Ellen is the Anglicized Helen. [I was baptized Helen because back in the day you needed a saint's name for the rite.] The allusion that St. Helen/Ellen was "a British woman" is part of a literary tradition (not factual) from 12 century Geoffrey of Monmouth down to G.K. Chesterton that she was a daughter of King Coel, married off to Constantius then having Constantine the Great,  thus giving a British pedigree to the Holy Roman Imperial line!

Like Brideshead Revisited, the novel is a prose poem filled with the most beautiful cadences possible. Wiki quotes Waugh as declaring it "far the best book I have ever written or ever will write," and that daughter Harriet later said, "the only one of his books that he ever cared to read aloud."

In the course of the novel Helen finds and excavates the chamber where the 3 crosses from Good Friday were stored.

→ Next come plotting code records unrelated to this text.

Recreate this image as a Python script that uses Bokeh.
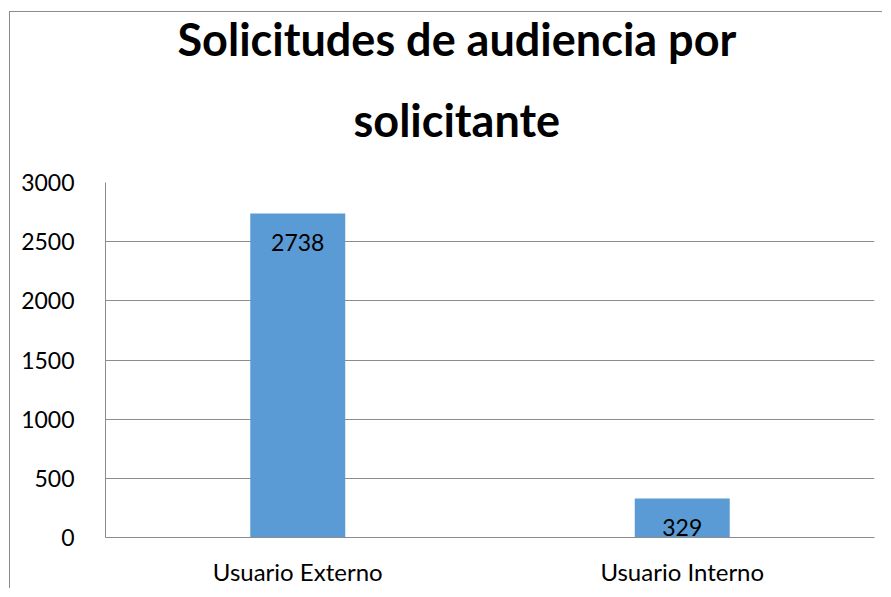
from bokeh.plotting import figure
from bokeh.models import Range1d, Title, FixedTicker
from bokeh.core.properties import value
from bokeh.embed import file_html
from bokeh.resources import INLINE

categories = ["Usuario Externo", "Usuario Interno"]
values = [2738, 329]
labels = ["2738", "329"]
y_ticks = [0, 500, 1000, 1500, 2000, 2500, 3000]
title_line1 = "Solicitudes de audiencia por"
title_line2 = "solicitante"

FONT = "Lato"
BAR = "#5B9BD5"
GRID = "#8c8c8c"

p = figure(
    x_range=categories, y_range=Range1d(0, 3000),
    width=873, height=577, output_backend="svg", toolbar_location=None,
    min_border_left=95, min_border_right=9, min_border_top=170, min_border_bottom=52,
    styles={"margin-left": "9px", "margin-top": "11px",
            "border-left": "1px solid #8c8c8c", "border-top": "1px solid #8c8c8c"},
)
p.x_range.range_padding = 0
p.outline_line_color = None

p.vbar(x=categories, top=values, width=0.247, fill_color=BAR, line_color=None)
p.text(x=categories, y=values, text=labels, y_offset=29,
       text_align="center", text_baseline="middle",
       text_font=value(FONT), text_font_size="23px", text_color="#000000")

p.add_layout(Title(text=title_line2, align="left", offset=248,
                   text_font=FONT, text_font_size="45px", text_font_style="bold",
                   text_color="#000000", standoff=72), "above")
p.add_layout(Title(text=title_line1, align="left", offset=72,
                   text_font=FONT, text_font_size="45px", text_font_style="bold",
                   text_color="#000000", standoff=-23), "above")

p.yaxis.ticker = FixedTicker(ticks=y_ticks)
p.yaxis.major_tick_line_color = None
p.yaxis.minor_tick_line_color = None
p.yaxis.axis_line_color = GRID
p.yaxis.major_label_standoff = 25
p.yaxis.major_label_text_font = FONT
p.yaxis.major_label_text_font_size = "23px"
p.yaxis.major_label_text_color = "#000000"

p.xaxis.major_tick_line_color = None
p.xaxis.axis_line_color = GRID
p.xaxis.major_label_standoff = 13
p.xaxis.major_label_text_font = FONT
p.xaxis.major_label_text_font_size = "24px"
p.xaxis.major_label_text_color = "#000000"

p.xgrid.grid_line_color = None
p.ygrid.grid_line_color = GRID
p.ygrid.grid_line_width = 1

open("out.html", "w").write(file_html(p, INLINE))
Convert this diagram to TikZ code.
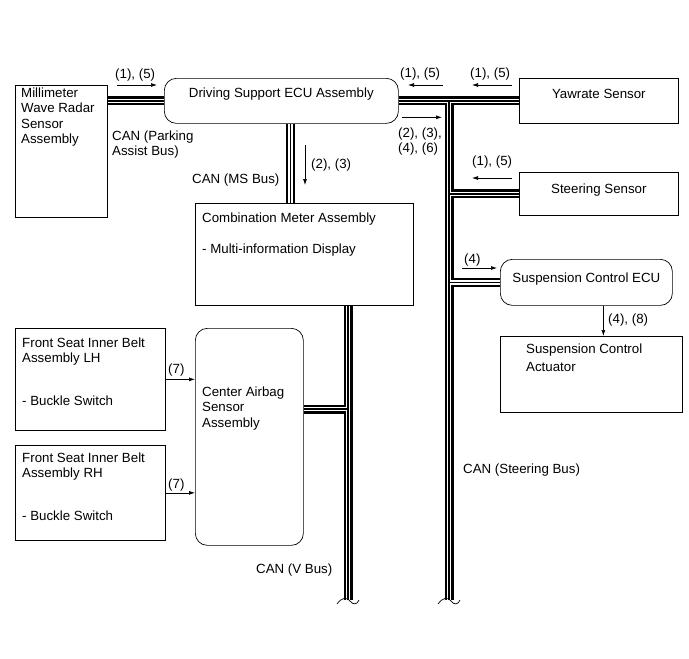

And so Waugh ends his tale in the last chapter entitled "Ellen's Invention," a mocking of the Anglican lady in the Preface who attributed the crucifixion to her:

"Helena's many prayers seem to have received unequal answers. Constantine was at long last baptized and died in the expectation of an immediate, triumphal entry to Paradise. Britain for a time became Christian, and 136 parish churches were dedicated to Helena. The Holy Places have been alternately honoured and desecrated, lost and won, bought and bargained for, throughout the centuries. But the wood has endured. In splinters and shavings gorgeously encased it has travelled the world over and found a joyous welcome among every race. For it states a fact.

"Hounds are checked, hunting wild. A horn calls clear through the covert. Helena casts them back on the scent.
 

"Above all the babble of her age and ours, she makes one blunt assertion. And there alone is Hope."